● REQUIREMENTS
The line holding "import plotly.graph_objects as go" is the last one to output; start at the first line of the data, keep every line in between exactly, and leave out pictures.

● GIVEN INFORMATION
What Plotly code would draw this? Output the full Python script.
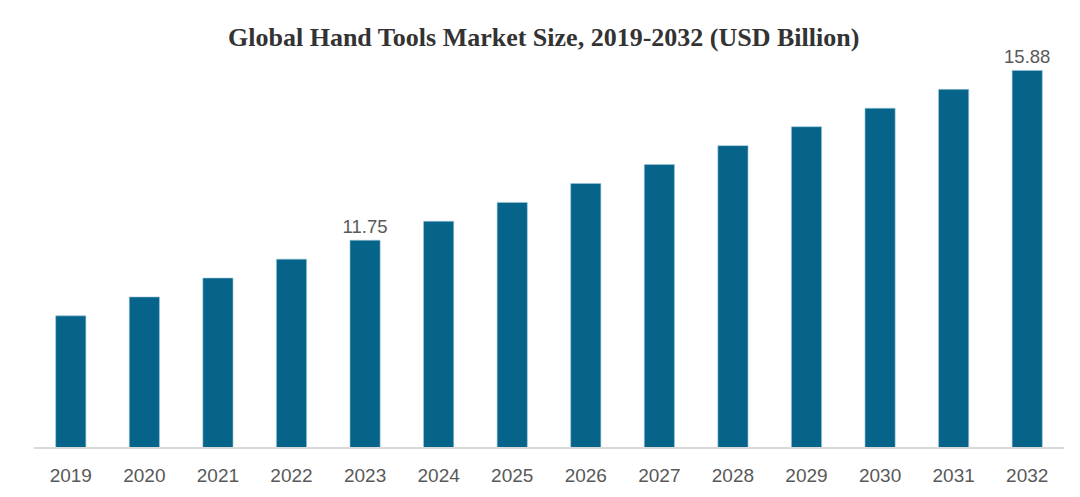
import plotly.graph_objects as go

years = ["2019", "2020", "2021", "2022", "2023", "2024", "2025",
         "2026", "2027", "2028", "2029", "2030", "2031", "2032"]
values = [9.91, 10.37, 10.83, 11.29, 11.75, 12.21, 12.67,
          13.13, 13.59, 14.05, 14.51, 14.96, 15.42, 15.88]
labeled_years = ["2023", "2032"]
labels = [f"{v:.2f}" if y in labeled_years else "" for y, v in zip(years, values)]

fig = go.Figure(go.Bar(
    x=years, y=values,
    marker=dict(color="#06638a", line=dict(color="#9cc6da", width=0.6)),
    text=labels, textposition="outside", cliponaxis=False, constraintext="none",
    textfont=dict(family="Liberation Sans, Arial", size=18.5, color="#595959"),
    hoverinfo="skip",
))

fig.update_layout(
    width=1080, height=497,
    margin=dict(l=26, r=24, t=52, b=58),
    paper_bgcolor="white", plot_bgcolor="white",
    bargap=0.59,
    showlegend=False,
    title=dict(
        text="<b>Global Hand Tools Market Size, 2019-2032 (USD Billion)</b>",
        x=0.496, xanchor="center", y=0.942, yanchor="middle",
        font=dict(family="Liberation Serif, Times New Roman", size=26, color="#333333"),
    ),
    xaxis=dict(
        type="category", showgrid=False, showline=True, linecolor="#d9d9d9", linewidth=1.5,
        ticks="outside", ticklen=10, tickcolor="rgba(0,0,0,0)",
        tickfont=dict(family="Liberation Sans, Arial", size=19, color="#595959"),
        range=[-0.5, 13.5],
    ),
    yaxis=dict(visible=False, range=[6.72, 16.134], showgrid=False, zeroline=False),
)

fig.write_html("out.html")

● FINISHED EXERCISE
What Plotly code would draw this? Output the full Python script.
import plotly.graph_objects as go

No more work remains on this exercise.